Dataset section |
--
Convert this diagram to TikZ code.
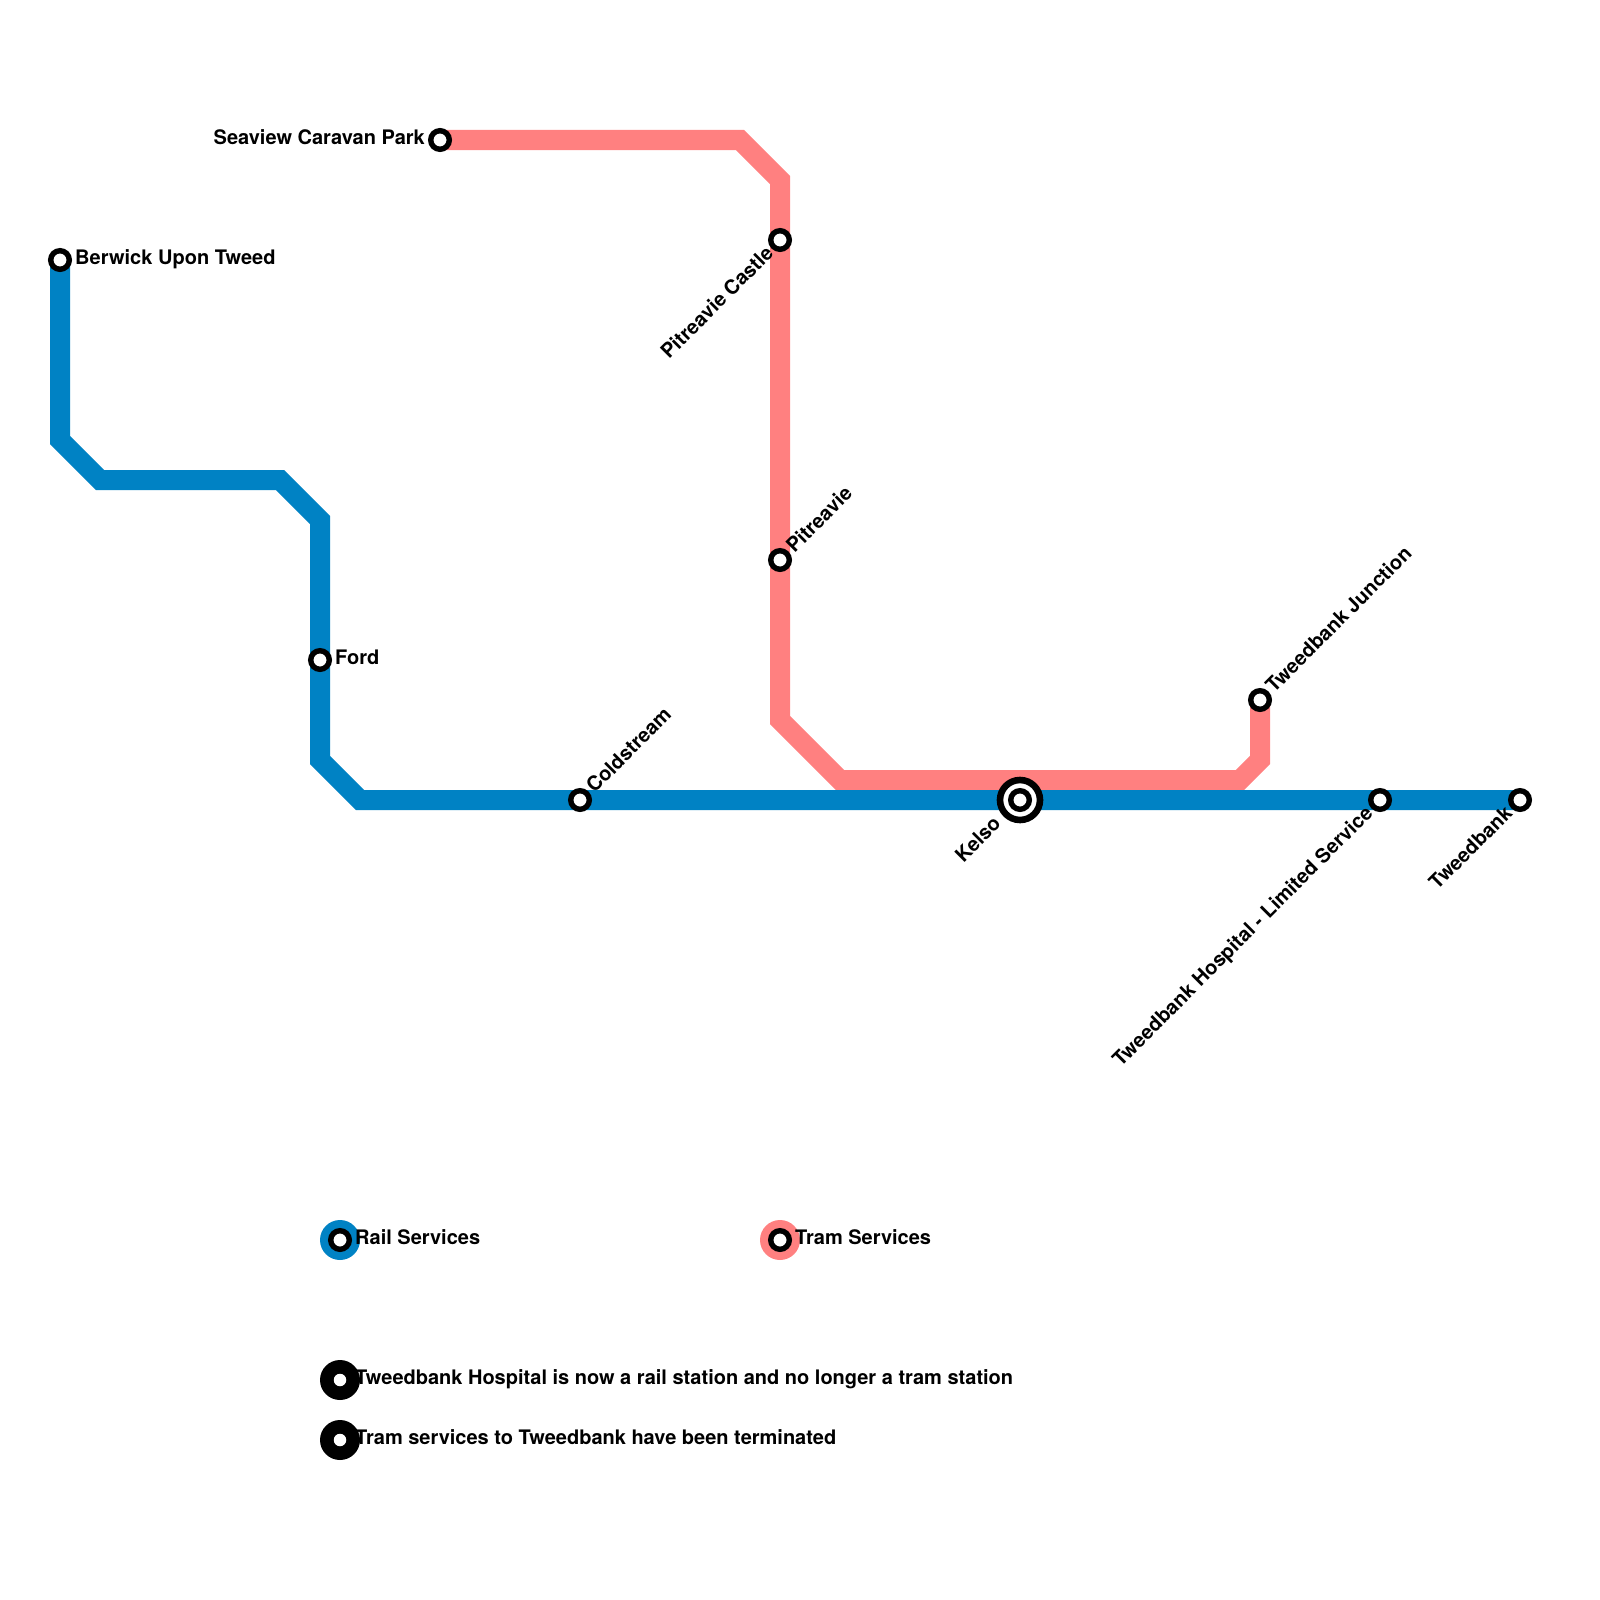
\documentclass[tikz,border=0pt]{standalone}
\usepackage{fontspec}
\setmainfont{TeX Gyre Heros}
\tikzset{
  x=1pt,y=-1pt,
  route/.style={line width=20pt,line join=miter,line cap=butt},
  rail/.style={route,draw=railblue},
  tram/.style={route,draw=trampink},
  station/.style={circle,fill=white,draw=black,line width=5.4pt,minimum size=18.6pt,inner sep=0pt,outer sep=0pt},
  interchange/.style={circle,fill=white,draw=black,line width=6.6pt,minimum size=40pt,inner sep=0pt,outer sep=0pt},
  lab/.style={font=\bfseries\fontsize{20}{22}\selectfont,inner sep=0pt,text=black},
  legdisc/.style={circle,minimum size=40pt,inner sep=0pt,outer sep=0pt},
  legdot/.style={circle,fill=white,minimum size=12.5pt,inner sep=0pt,outer sep=0pt},
}
\definecolor{railblue}{HTML}{0082C4}
\definecolor{trampink}{HTML}{FF8080}
\begin{document}
\begin{tikzpicture}
\useasboundingbox (0,0) rectangle (1600,1600);
\fill[white] (0,0) rectangle (1600,1600);
% tram route
\coordinate (t1) at (740,140);
\coordinate (t2) at (780,180);
\coordinate (t3) at (780,720);
\coordinate (t4) at (840,780);
\coordinate (t5) at (1240,780);
\coordinate (t6) at (1260,760);
\coordinate (seaview) at (440,140);
\coordinate (tj) at (1260,700);
\draw[tram] (seaview) -- (t1) -- (t2) -- (t3) -- (t4) -- (t5) -- (t6) -- (tj);
% rail route
\coordinate (r1) at (60,440);
\coordinate (r2) at (100,480);
\coordinate (r3) at (280,480);
\coordinate (r4) at (320,520);
\coordinate (r5) at (320,760);
\coordinate (r6) at (360,800);
\coordinate (berwick) at (60,260);
\coordinate (tweedbank) at (1520,800);
\draw[rail] (berwick) -- (r1) -- (r2) -- (r3) -- (r4) -- (r5) -- (r6) -- (tweedbank);
% stations
\node[station] (nBerwick) at (berwick) {};
\node[station] (nFord) at (320,660) {};
\node[station] (nCold) at (580,800) {};
\node[station] (nSea) at (seaview) {};
\node[station] (nCastle) at (780,240) {};
\node[station] (nPit) at (780,560) {};
\node[station] (nTJ) at (tj) {};
\node[station] (nHosp) at (1380,800) {};
\node[station] (nTweed) at (tweedbank) {};
\node[interchange] (nKelso) at (1020,800) {};
\node[station] (nKelsoIn) at (1020,800) {};
% labels
\node[lab,anchor=base west] (lBerwick) at (75,264.7) {Berwick Upon Tweed};
\node[lab,anchor=base west] (lFord) at (335,664.7) {Ford};
\node[lab,anchor=base east] (lSea) at (425,144.7) {Seaview Caravan Park};
\node[lab,anchor=base west,rotate=45] (lCold) at (594.5,794) {Coldstream};
\node[lab,anchor=base west,rotate=45] (lPit) at (794.5,554) {Pitreavie};
\node[lab,anchor=base west,rotate=45] (lTJ) at (1274,694) {Tweedbank Junction};
\node[lab,anchor=base east,rotate=45] (lCastle) at (774.5,254.5) {Pitreavie Castle};
\node[lab,anchor=base east,rotate=45] (lKelso) at (1002,825) {Kelso};
\node[lab,anchor=base east,rotate=45] (lHosp) at (1374,814.5) {Tweedbank Hospital - Limited Service};
\node[lab,anchor=base east,rotate=45] (lTweed) at (1513.5,814.5) {Tweedbank};
% legend
\node[legdisc,fill=railblue] (k1) at (340,1240) {};
\node[station] (k1s) at (340,1240) {};
\node[lab,anchor=base west] (k1t) at (355,1244.7) {Rail Services};
\node[legdisc,fill=trampink] (k2) at (780,1240) {};
\node[station] (k2s) at (780,1240) {};
\node[lab,anchor=base west] (k2t) at (795,1244.7) {Tram Services};
\node[legdisc,fill=black] (k3) at (340,1380) {};
\node[legdot] (k3s) at (340,1380) {};
\node[lab,anchor=base west] (k3t) at (355,1384.7) {Tweedbank Hospital is now a rail station and no longer a tram station};
\node[legdisc,fill=black] (k4) at (340,1440) {};
\node[legdot] (k4s) at (340,1440) {};
\node[lab,anchor=base west] (k4t) at (355,1444.7) {Tram services to Tweedbank have been terminated};
\end{tikzpicture}
\end{document}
--
Problem to solve |
Except for the pictures, reproduce every line exactly.

Task output |
Convert this diagram to TikZ code.
\documentclass[tikz,border=0pt]{standalone}
\usepackage{fontspec}
\setmainfont{TeX Gyre Heros}
\tikzset{
  x=1pt,y=-1pt,
  route/.style={line width=20pt,line join=miter,line cap=butt},
  rail/.style={route,draw=railblue},
  tram/.style={route,draw=trampink},
  station/.style={circle,fill=white,draw=black,line width=5.4pt,minimum size=18.6pt,inner sep=0pt,outer sep=0pt},
  interchange/.style={circle,fill=white,draw=black,line width=6.6pt,minimum size=40pt,inner sep=0pt,outer sep=0pt},
  lab/.style={font=\bfseries\fontsize{20}{22}\selectfont,inner sep=0pt,text=black},
  legdisc/.style={circle,minimum size=40pt,inner sep=0pt,outer sep=0pt},
  legdot/.style={circle,fill=white,minimum size=12.5pt,inner sep=0pt,outer sep=0pt},
}
\definecolor{railblue}{HTML}{0082C4}
\definecolor{trampink}{HTML}{FF8080}
\begin{document}
\begin{tikzpicture}
\useasboundingbox (0,0) rectangle (1600,1600);
\fill[white] (0,0) rectangle (1600,1600);
% tram route
\coordinate (t1) at (740,140);
\coordinate (t2) at (780,180);
\coordinate (t3) at (780,720);
\coordinate (t4) at (840,780);
\coordinate (t5) at (1240,780);
\coordinate (t6) at (1260,760);
\coordinate (seaview) at (440,140);
\coordinate (tj) at (1260,700);
\draw[tram] (seaview) -- (t1) -- (t2) -- (t3) -- (t4) -- (t5) -- (t6) -- (tj);
% rail route
\coordinate (r1) at (60,440);
\coordinate (r2) at (100,480);
\coordinate (r3) at (280,480);
\coordinate (r4) at (320,520);
\coordinate (r5) at (320,760);
\coordinate (r6) at (360,800);
\coordinate (berwick) at (60,260);
\coordinate (tweedbank) at (1520,800);
\draw[rail] (berwick) -- (r1) -- (r2) -- (r3) -- (r4) -- (r5) -- (r6) -- (tweedbank);
% stations
\node[station] (nBerwick) at (berwick) {};
\node[station] (nFord) at (320,660) {};
\node[station] (nCold) at (580,800) {};
\node[station] (nSea) at (seaview) {};
\node[station] (nCastle) at (780,240) {};
\node[station] (nPit) at (780,560) {};
\node[station] (nTJ) at (tj) {};
\node[station] (nHosp) at (1380,800) {};
\node[station] (nTweed) at (tweedbank) {};
\node[interchange] (nKelso) at (1020,800) {};
\node[station] (nKelsoIn) at (1020,800) {};
% labels
\node[lab,anchor=base west] (lBerwick) at (75,264.7) {Berwick Upon Tweed};
\node[lab,anchor=base west] (lFord) at (335,664.7) {Ford};
\node[lab,anchor=base east] (lSea) at (425,144.7) {Seaview Caravan Park};
\node[lab,anchor=base west,rotate=45] (lCold) at (594.5,794) {Coldstream};
\node[lab,anchor=base west,rotate=45] (lPit) at (794.5,554) {Pitreavie};
\node[lab,anchor=base west,rotate=45] (lTJ) at (1274,694) {Tweedbank Junction};
\node[lab,anchor=base east,rotate=45] (lCastle) at (774.5,254.5) {Pitreavie Castle};
\node[lab,anchor=base east,rotate=45] (lKelso) at (1002,825) {Kelso};
\node[lab,anchor=base east,rotate=45] (lHosp) at (1374,814.5) {Tweedbank Hospital - Limited Service};
\node[lab,anchor=base east,rotate=45] (lTweed) at (1513.5,814.5) {Tweedbank};
% legend
\node[legdisc,fill=railblue] (k1) at (340,1240) {};
\node[station] (k1s) at (340,1240) {};
\node[lab,anchor=base west] (k1t) at (355,1244.7) {Rail Services};
\node[legdisc,fill=trampink] (k2) at (780,1240) {};
\node[station] (k2s) at (780,1240) {};
\node[lab,anchor=base west] (k2t) at (795,1244.7) {Tram Services};
\node[legdisc,fill=black] (k3) at (340,1380) {};
\node[legdot] (k3s) at (340,1380) {};
\node[lab,anchor=base west] (k3t) at (355,1384.7) {Tweedbank Hospital is now a rail station and no longer a tram station};
\node[legdisc,fill=black] (k4) at (340,1440) {};
\node[legdot] (k4s) at (340,1440) {};
\node[lab,anchor=base west] (k4t) at (355,1444.7) {Tram services to Tweedbank have been terminated};
\end{tikzpicture}
\end{document}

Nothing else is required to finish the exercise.